Handling PDF files in Python involves tasks such as reading, writing, merging, splitting, and manipulating PDF documents. Various libraries are available to perform these operations, each offering different functionalities. Below are some popular libraries and examples of how to use them for PDF handling.
1. PyPDF2
PyPDF2 is a widely used library for manipulating PDF files.
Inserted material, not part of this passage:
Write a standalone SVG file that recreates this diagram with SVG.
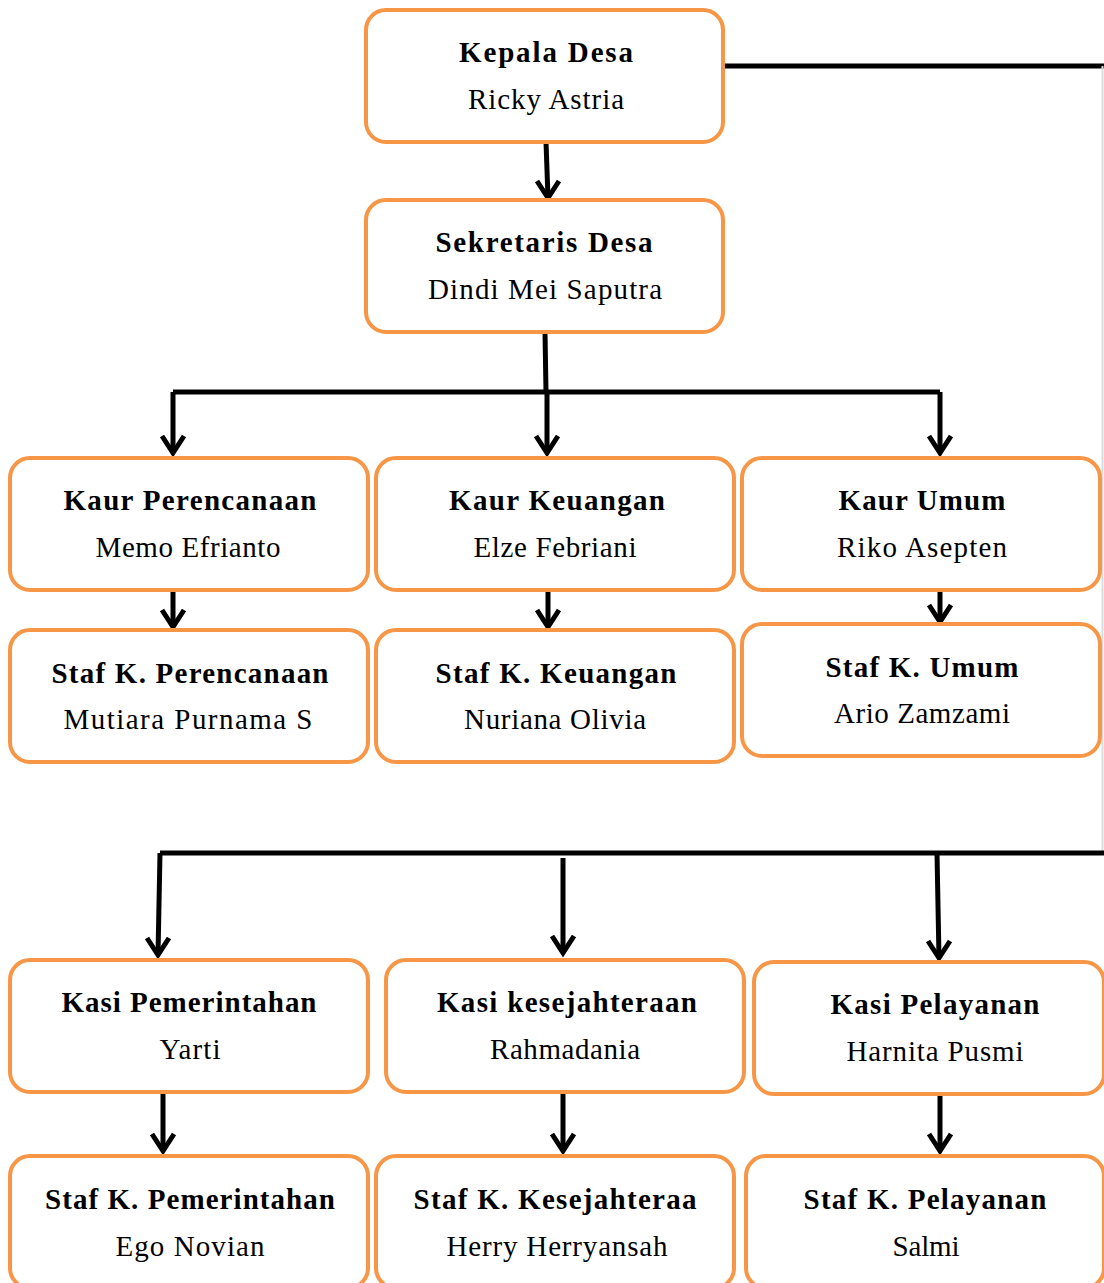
<svg xmlns="http://www.w3.org/2000/svg" width="1104" height="1283" viewBox="0 0 1104 1283">
<style>
.box{fill:#fff;stroke:#F79646;stroke-width:4}
.t{font-family:"Liberation Serif","Times New Roman",serif;font-size:29px;fill:#000;text-anchor:middle}
.b{font-weight:bold}
.ln{fill:none;stroke:#000;stroke-width:5}
.ah{fill:none;stroke:#000;stroke-width:5;stroke-linejoin:miter}
</style>
<rect width="1104" height="1283" fill="#fff"/>
<g id="connectors">
<path class="ln" d="M723 66H1104"/>
<path d="M1102.5 66V853" stroke="#dcdcdc" stroke-width="2" fill="none"/>
<path class="ln" d="M160 853H1104"/>
<path class="ln" d="M546 142L548 198"/>
<path class="ah" d="M537 181L548 198L559 181"/>
<path class="ln" d="M545 332L546 392M173 392H940"/>
<path class="ln" d="M173 392V453M547 392V453M940 392V453"/>
<path class="ah" d="M162 436L173 453L184 436M536 436L547 453L558 436M929 436L940 453L951 436"/>
<path class="ln" d="M173 590V627M548 590V627M940 590V622"/>
<path class="ah" d="M162 610L173 627L184 610M537 610L548 627L559 610M929 605L940 622L951 605"/>
<path class="ln" d="M160 853L158 955M563 858V953M937 853L939 958"/>
<path class="ah" d="M147 938L158 955L169 938M552 936L563 953L574 936M928 941L939 958L950 941"/>
<path class="ln" d="M163 1092V1151M563 1092V1151M940 1094V1151"/>
<path class="ah" d="M152 1134L163 1151L174 1134M552 1134L563 1151L574 1134M929 1134L940 1151L951 1134"/>
</g>
<g id="kepala"><rect class="box" x="366" y="10" width="357" height="132" rx="20"/>
<text class="t b" x="546" y="62" textLength="174" lengthAdjust="spacing">Kepala Desa</text>
<text class="t" x="546" y="109" textLength="156" lengthAdjust="spacing">Ricky  Astria</text></g>
<g id="sekretaris"><rect class="box" x="366" y="200" width="357" height="132" rx="20"/>
<text class="t b" x="544" y="252" textLength="217" lengthAdjust="spacing">Sekretaris Desa</text>
<text class="t" x="545" y="299" textLength="234" lengthAdjust="spacing">Dindi  Mei Saputra</text></g>
<g id="kaur-perencanaan"><rect class="box" x="10" y="458" width="358" height="132" rx="20"/>
<text class="t b" x="190" y="510" textLength="253" lengthAdjust="spacing">Kaur  Perencanaan</text>
<text class="t" x="188" y="557" textLength="185" lengthAdjust="spacing">Memo  Efrianto</text></g>
<g id="kaur-keuangan"><rect class="box" x="376" y="458" width="358" height="132" rx="20"/>
<text class="t b" x="557" y="510" textLength="216" lengthAdjust="spacing">Kaur  Keuangan</text>
<text class="t" x="555" y="557" textLength="163" lengthAdjust="spacing">Elze  Febriani</text></g>
<g id="kaur-umum"><rect class="box" x="742" y="458" width="358" height="132" rx="20"/>
<text class="t b" x="922" y="510" textLength="167" lengthAdjust="spacing">Kaur  Umum</text>
<text class="t" x="922" y="557" textLength="170" lengthAdjust="spacing">Riko  Asepten</text></g>
<g id="staf-perencanaan"><rect class="box" x="10" y="630" width="358" height="132" rx="20"/>
<text class="t b" x="190" y="683" textLength="277" lengthAdjust="spacing">Staf K. Perencanaan</text>
<text class="t" x="188" y="729" textLength="249" lengthAdjust="spacing">Mutiara  Purnama  S</text></g>
<g id="staf-keuangan"><rect class="box" x="376" y="630" width="358" height="132" rx="20"/>
<text class="t b" x="556" y="683" textLength="241" lengthAdjust="spacing">Staf K. Keuangan</text>
<text class="t" x="555" y="729" textLength="182" lengthAdjust="spacing">Nuriana  Olivia</text></g>
<g id="staf-umum"><rect class="box" x="742" y="624" width="358" height="132" rx="20"/>
<text class="t b" x="922" y="677" textLength="193" lengthAdjust="spacing">Staf K. Umum</text>
<text class="t" x="922" y="723" textLength="176" lengthAdjust="spacing">Ario  Zamzami</text></g>
<g id="kasi-pemerintahan"><rect class="box" x="10" y="960" width="358" height="132" rx="20"/>
<text class="t b" x="189" y="1012" textLength="255" lengthAdjust="spacing">Kasi Pemerintahan</text>
<text class="t" x="190" y="1059" textLength="61" lengthAdjust="spacing">Yarti</text></g>
<g id="kasi-kesejahteraan"><rect class="box" x="386" y="960" width="358" height="132" rx="20"/>
<text class="t b" x="567" y="1012" textLength="260" lengthAdjust="spacing">Kasi kesejahteraan</text>
<text class="t" x="565" y="1059" textLength="150" lengthAdjust="spacing">Rahmadania</text></g>
<g id="kasi-pelayanan"><rect class="box" x="754" y="962" width="350" height="132" rx="20"/>
<text class="t b" x="935" y="1014" textLength="209" lengthAdjust="spacing">Kasi Pelayanan</text>
<text class="t" x="935" y="1061" textLength="177" lengthAdjust="spacing">Harnita  Pusmi</text></g>
<g id="staf-pemerintahan"><rect class="box" x="10" y="1156" width="358" height="132" rx="20"/>
<text class="t b" x="190" y="1209" textLength="290" lengthAdjust="spacing">Staf K. Pemerintahan</text>
<text class="t" x="190" y="1256" textLength="149" lengthAdjust="spacing">Ego  Novian</text></g>
<g id="staf-kesejahteraan"><rect class="box" x="376" y="1156" width="358" height="132" rx="20"/>
<text class="t b" x="555" y="1209" textLength="283" lengthAdjust="spacing">Staf K. Kesejahteraa</text>
<text class="t" x="557" y="1256" textLength="221" lengthAdjust="spacing">Herry Herryansah</text></g>
<g id="staf-pelayanan"><rect class="box" x="746" y="1156" width="358" height="132" rx="20"/>
<text class="t b" x="925" y="1209" textLength="243" lengthAdjust="spacing">Staf K. Pelayanan</text>
<text class="t" x="926" y="1256" textLength="67" lengthAdjust="spacing">Salmi</text></g>
</svg>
It allows you to extract information, merge or split pages, and add watermarks to PDFs.
1.1. Installation
To install PyPDF2, use pip:
pip install PyPDF2
1.2. Basic Usage
Here’s an example of how to use PyPDF2 to merge two PDF files:
import PyPDF2
# Open PDF files
pdf1 = open('file1.pdf', 'rb')
pdf2 = open('file2.pdf', 'rb')
# Create PDF reader objects
pdf_reader1 = PyPDF2.PdfReader(pdf1)
pdf_reader2 = PyPDF2.PdfReader(pdf2)
# Create a PDF writer object
pdf_writer = PyPDF2.PdfWriter()
# Add pages from the first PDF
for page in pdf_reader1.pages:
pdf_writer.add_page(page)
# Add pages from the second PDF
for page in pdf_reader2.pages:
pdf_writer.add_page(page)
# Write out the combined PDF
with open('merged.pdf', 'wb') as output_pdf:
pdf_writer.write(output_pdf)
# Close the files
pdf1.close()
pdf2.close()
2. PyMuPDF (fitz)
PyMuPDF, also known as fitz
, is another library for working with PDFs and other document formats. It provides a more comprehensive API for PDF manipulation and supports features like text extraction and rendering.
2.1. Installation
To install PyMuPDF, use pip:
pip install PyMuPDF
2.2. Basic Usage
Here’s how to use PyMuPDF to extract text from a PDF:
import fitz # PyMuPDF
# Open a PDF file
pdf_document = fitz.open('example.pdf')
# Extract text from each page
for page_num in range(len(pdf_document)):
page = pdf_document.load_page(page_num)
text = page.get_text()
print(f"Page {page_num + 1} text:n{text}n")
# Close the PDF file
pdf_document.close()
3. PDFMiner
PDFMiner is designed for extracting text and metadata from PDF files. It is particularly useful for text extraction tasks and provides detailed control over the extraction process.
3.1. Installation
To install PDFMiner, use pip:
pip install pdfminer.six
3.2. Basic Usage
Here’s an example of how to use PDFMiner to extract text from a PDF:
from pdfminer.high_level import extract_text
# Extract text from a PDF file
text = extract_text('example.pdf')
print(text)
4. ReportLab
ReportLab is a powerful library for generating PDFs. It allows you to create new PDF documents with custom layouts and content, including text, graphics, and images.
4.1. Installation
To install ReportLab, use pip:
pip install reportlab
4.2. Basic Usage
Here’s how to create a simple PDF document with ReportLab:
from reportlab.lib.pagesizes import letter
from reportlab.pdfgen import canvas
# Create a PDF file
c = canvas.Canvas('example.pdf', pagesize=letter)
width, height = letter
# Draw text and shapes
c.drawString(100, 750, 'Hello, PDF!')
c.rect(100, 700, 200, 100)
# Save the PDF file
c.save()
5. Conclusion
Python provides several powerful libraries for handling PDF files, each offering different features and functionalities. Depending on your needs—whether it’s extracting text, merging files, or creating new PDFs—you can choose the library that best suits your requirements. Libraries like PyPDF2, PyMuPDF, PDFMiner, and ReportLab offer robust solutions for various PDF-related tasks.